Friday, February 21, 2014

On being a rationalisation rather than an argument

If the purpose of state regulation of marriage is procreation, then that is not an argument for only recognising monogamous marriage. Consider the following claim:
The state has a legitimate interest in its own perpetuation  and maintenance via the production of children, their socializing, their protection, and their transformation into productive citizens who will contribute to the common good. … It is this interest that justifies the state's recognition  and regulation of marriage as a union of exactly one man and exactly one woman. 
If procreation is the reason for state involvement in marriage, then polygamous marriage (whether polygyny or polyandry) is a perfectly reasonable way to raise children conceived within the marriage. It spreads the duty of parenting among more than two people.

Arguments for monogamy and against polygamy rest on other considerations -- such as the status of women and spreading the opportunity to be married more widely. (For example, polygyny tends to cut lower status males out of marriage opportunities.) But they do not rest on issue of procreation. This is simple rationalisation -- I have a conclusion I want (marriage as a union of exactly one man and exactly one woman) and so claim my premises support it, when they do not. 

In fact, remarkably little of the regulation of marriage rests on procreation. The state does not check on the procreative capacity of potential marriage partners, it does not require them to state any intent to procreate and it permits adoption -- the raising of children procreated elsewhere. The matter of adoption shows up how the term procreation is being used in such arguments to obscure the difference between a biological act and a social responsibility.





The raising of children is part of why marriage is regulated, but that does not require those raising the children be their procreators. Once adoption is permitted, then the "not procreative" argument against same-sex marriage falls over. Especially given the lack of any significant evidence that whether couples are same-sex or opposite-sex has any systematic negative effect on the children so raised. Moreover, the notion that the quality of the parenting can be reliably divided in such a way flies against our experience of the diversity of people as individuals and the diversity of the quality of their relationships.
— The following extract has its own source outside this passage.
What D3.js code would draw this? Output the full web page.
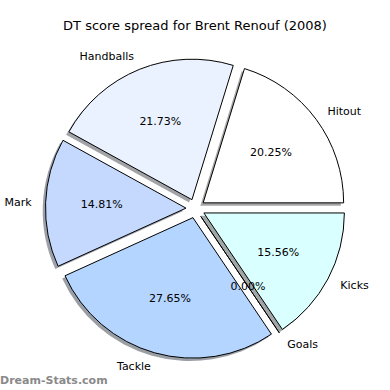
<!DOCTYPE html>
<html>
<head>
<meta charset="utf-8">
<script src="https://cdn.jsdelivr.net/npm/d3@7"></script>
<style>
  body { margin: 0; background: #fff; }
  svg text { font-family: "DejaVu Sans", sans-serif; }
</style>
</head>
<body>
<svg id="chart" width="390" height="390"></svg>
<script>
// chart data
const title = 'DT score spread for Brent Renouf (2008)';
const categories = ['Hitout', 'Handballs', 'Mark', 'Tackle', 'Goals', 'Kicks'];
const shares = [20.25, 21.73, 14.81, 27.65, 0.00, 15.56];
const colors = ['#ffffff', '#eaf1ff', '#c5d9ff', '#b4d5ff', '#cce6ff', '#d9ffff'];

const cx = 195.5, cy = 208.5, radius = 140.5;
const explode = 9.5;      // px each slice is pulled out
const shadowOff = 2.8;    // shadow shifted left and down

const svg = d3.select('#chart');

svg.append('text')
    .attr('x', 195)
    .attr('y', 25)
    .attr('text-anchor', 'middle')
    .attr('dominant-baseline', 'central')
    .style('font-size', '13px')
    .text(title);

// start at 3 o'clock and go counter-clockwise, like matplotlib
const pie = d3.pie()
    .sort(null)
    .value(d => d.value)
    .startAngle(Math.PI / 2)
    .endAngle(Math.PI / 2 - 2 * Math.PI);

const rows = categories.map((c, i) => ({name: c, value: shares[i], color: colors[i]}));
const arcs = pie(rows);

const arc = d3.arc().innerRadius(0).outerRadius(radius);

// offset of the exploded slice centre
function shift(d, dist) {
    const a = (d.startAngle + d.endAngle) / 2;
    return [Math.sin(a) * dist, -Math.cos(a) * dist];
}

const g = svg.append('g').attr('transform', `translate(${cx},${cy})`);

// shadows under every slice
g.selectAll('path.shadow')
    .data(arcs)
    .enter().append('path')
    .attr('class', 'shadow')
    .attr('d', arc)
    .attr('transform', d => {
        const [dx, dy] = shift(d, explode);
        return `translate(${dx - shadowOff},${dy + shadowOff})`;
    })
    .attr('fill', d => {
        const c = d3.rgb(d.data.color);
        return d3.rgb(c.r * 0.3, c.g * 0.3, c.b * 0.3).toString();
    })
    .attr('fill-opacity', 0.5)
    .attr('stroke', 'none');

g.selectAll('path.slice')
    .data(arcs)
    .enter().append('path')
    .attr('class', 'slice')
    .attr('d', arc)
    .attr('transform', d => {
        const [dx, dy] = shift(d, explode);
        return `translate(${dx},${dy})`;
    })
    .attr('fill', d => d.data.color)
    .attr('stroke', '#000')
    .attr('stroke-width', 1)
    .attr('stroke-linejoin', 'round');

// category labels at 1.1 r
g.selectAll('text.label')
    .data(arcs)
    .enter().append('text')
    .attr('class', 'label')
    .attr('x', d => shift(d, explode)[0] + shift(d, radius * 1.1)[0])
    .attr('y', d => shift(d, explode)[1] + shift(d, radius * 1.1)[1])
    .attr('text-anchor', d => shift(d, 1)[0] > 0 ? 'start' : 'end')
    .attr('dominant-baseline', 'central')
    .style('font-size', '11px')
    .text(d => d.data.name);

// percentages at 0.6 r
g.selectAll('text.pct')
    .data(arcs)
    .enter().append('text')
    .attr('class', 'pct')
    .attr('x', d => shift(d, explode)[0] + shift(d, radius * 0.6)[0])
    .attr('y', d => shift(d, explode)[1] + shift(d, radius * 0.6)[1])
    .attr('text-anchor', 'middle')
    .attr('dominant-baseline', 'central')
    .style('font-size', '11px')
    .text(d => d.data.value.toFixed(2) + '%');

svg.append('text')
    .attr('x', 0)
    .attr('y', 380)
    .attr('dominant-baseline', 'central')
    .attr('fill', '#8a8a8a')
    .style('font-size', '11px')
    .style('font-weight', '600')
    .text('Dream-Stats.com');
</script>
</body>
</html>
Marriage is a socially preferred means of raising children, but that is due to the characteristics of marriage, it does not determine said characteristics. In particular, it does not determine that marriage be monogamous and not polygamous.

The "it's all about procreation" arguments are just hand-waving rationalisation, the pretence of having an evidentiary argument when all there is is the search for rationalisations to legally support a religious taboo.